Walter and Ann eventually moved into a house of their own, and after many years in the packing plant (Cudahy’s was followed by a stint at Nebraska Beef), Walter apparently scraped together enough to buy the bar at 1263 S. 16th St. The 1949 directory shows it as vacant, and there was no directory in 1950, but in 1951 the Ace and Ann Restaurant made its directory debut. Walter (Ace) and Ann apparently lived in the apartment over the bar, as so many bar-owners had done before them. (1520.5 square feet. Intimate.) They had at least five children (going by Walter’s 1978 obituary), though they would have been almost grown by the time their parents finally achieved the American dream: their own business.

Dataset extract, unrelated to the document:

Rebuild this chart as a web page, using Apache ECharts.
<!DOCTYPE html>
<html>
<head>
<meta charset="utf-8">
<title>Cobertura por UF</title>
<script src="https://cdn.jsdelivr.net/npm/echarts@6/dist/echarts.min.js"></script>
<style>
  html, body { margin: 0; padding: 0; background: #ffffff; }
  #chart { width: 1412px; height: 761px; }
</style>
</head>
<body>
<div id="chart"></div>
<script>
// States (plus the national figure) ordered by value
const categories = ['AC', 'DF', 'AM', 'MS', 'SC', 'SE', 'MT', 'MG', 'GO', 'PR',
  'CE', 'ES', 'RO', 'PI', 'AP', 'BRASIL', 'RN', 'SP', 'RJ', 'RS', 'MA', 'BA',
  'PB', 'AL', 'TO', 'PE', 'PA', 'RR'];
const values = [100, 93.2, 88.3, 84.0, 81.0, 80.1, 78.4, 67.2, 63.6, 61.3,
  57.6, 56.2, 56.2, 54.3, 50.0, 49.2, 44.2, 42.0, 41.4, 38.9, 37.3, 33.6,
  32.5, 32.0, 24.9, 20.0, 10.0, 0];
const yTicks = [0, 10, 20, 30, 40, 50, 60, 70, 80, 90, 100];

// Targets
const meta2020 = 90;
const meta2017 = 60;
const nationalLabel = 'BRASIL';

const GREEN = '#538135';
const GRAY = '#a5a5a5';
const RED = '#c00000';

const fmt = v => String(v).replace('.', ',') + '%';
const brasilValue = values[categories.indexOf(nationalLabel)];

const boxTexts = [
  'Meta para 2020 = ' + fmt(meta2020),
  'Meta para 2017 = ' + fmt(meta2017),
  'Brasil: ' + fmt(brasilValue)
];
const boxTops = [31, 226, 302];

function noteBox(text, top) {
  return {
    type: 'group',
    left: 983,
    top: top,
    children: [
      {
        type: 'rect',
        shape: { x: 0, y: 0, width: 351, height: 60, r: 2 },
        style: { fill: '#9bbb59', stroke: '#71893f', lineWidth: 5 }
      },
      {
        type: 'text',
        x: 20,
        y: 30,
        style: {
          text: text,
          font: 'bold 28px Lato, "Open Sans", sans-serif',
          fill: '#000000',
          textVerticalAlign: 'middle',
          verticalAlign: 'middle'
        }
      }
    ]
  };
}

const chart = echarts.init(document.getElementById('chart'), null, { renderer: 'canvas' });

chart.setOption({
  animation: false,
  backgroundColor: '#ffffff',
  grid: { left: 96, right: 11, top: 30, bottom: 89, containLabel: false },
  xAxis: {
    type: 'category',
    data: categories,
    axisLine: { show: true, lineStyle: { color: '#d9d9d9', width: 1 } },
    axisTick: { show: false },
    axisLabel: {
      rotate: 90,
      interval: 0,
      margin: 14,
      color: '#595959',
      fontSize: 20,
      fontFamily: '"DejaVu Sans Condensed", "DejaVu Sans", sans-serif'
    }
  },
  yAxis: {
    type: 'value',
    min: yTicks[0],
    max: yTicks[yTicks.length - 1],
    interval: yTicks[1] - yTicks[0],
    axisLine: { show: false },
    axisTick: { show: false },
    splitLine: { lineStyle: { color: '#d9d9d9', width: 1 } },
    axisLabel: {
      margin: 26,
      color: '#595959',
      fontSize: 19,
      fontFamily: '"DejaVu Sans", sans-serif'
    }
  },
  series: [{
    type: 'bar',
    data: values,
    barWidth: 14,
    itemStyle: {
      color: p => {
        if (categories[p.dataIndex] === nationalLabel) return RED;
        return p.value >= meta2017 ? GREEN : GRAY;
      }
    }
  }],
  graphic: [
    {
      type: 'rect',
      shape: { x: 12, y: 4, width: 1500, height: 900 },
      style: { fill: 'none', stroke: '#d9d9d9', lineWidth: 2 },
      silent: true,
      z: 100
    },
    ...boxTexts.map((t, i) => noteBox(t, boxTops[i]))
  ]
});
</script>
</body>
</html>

Over the years the name varied—it was the Ace and Ann Restaurant, Ace and Ann’s Tavern, and Ace and Ann’s Bar at various moments in history, or at least in various city directories—but always Ace and Ann; they must have been a solid team. Then Ace died in 1978, and Ann followed him in 1985. By 1984 Ace’s brother Joe (who, incidentally, still lived back in the old neighborhood, barely a block from the house he grew up in) was running the bar (Omaha World Herald, 12 Feb. 1984); and by 1990 it had apparently left the family; Patti Albertson owned it (Omaha World Herald, 22 April 1990), and it was no longer Ace and Ann but Aces Only. Seems rather a snub to poor Ann… Things seemed to go downhill a bit from there, with the bar appearing in the paper mostly in connection with stabbings, thefts, and illegal video slot machine operations.
And now it is closed. That’s it, the life and death (perhaps) of an ordinary little neighborhood bar. Insofar as any place that encapsulates someone’s life story is ordinary.*
*Interestingly—if you’re a little nerdy, anyway—in colonial times “ordinary” was a common term for a tavern or saloon, especially in the south.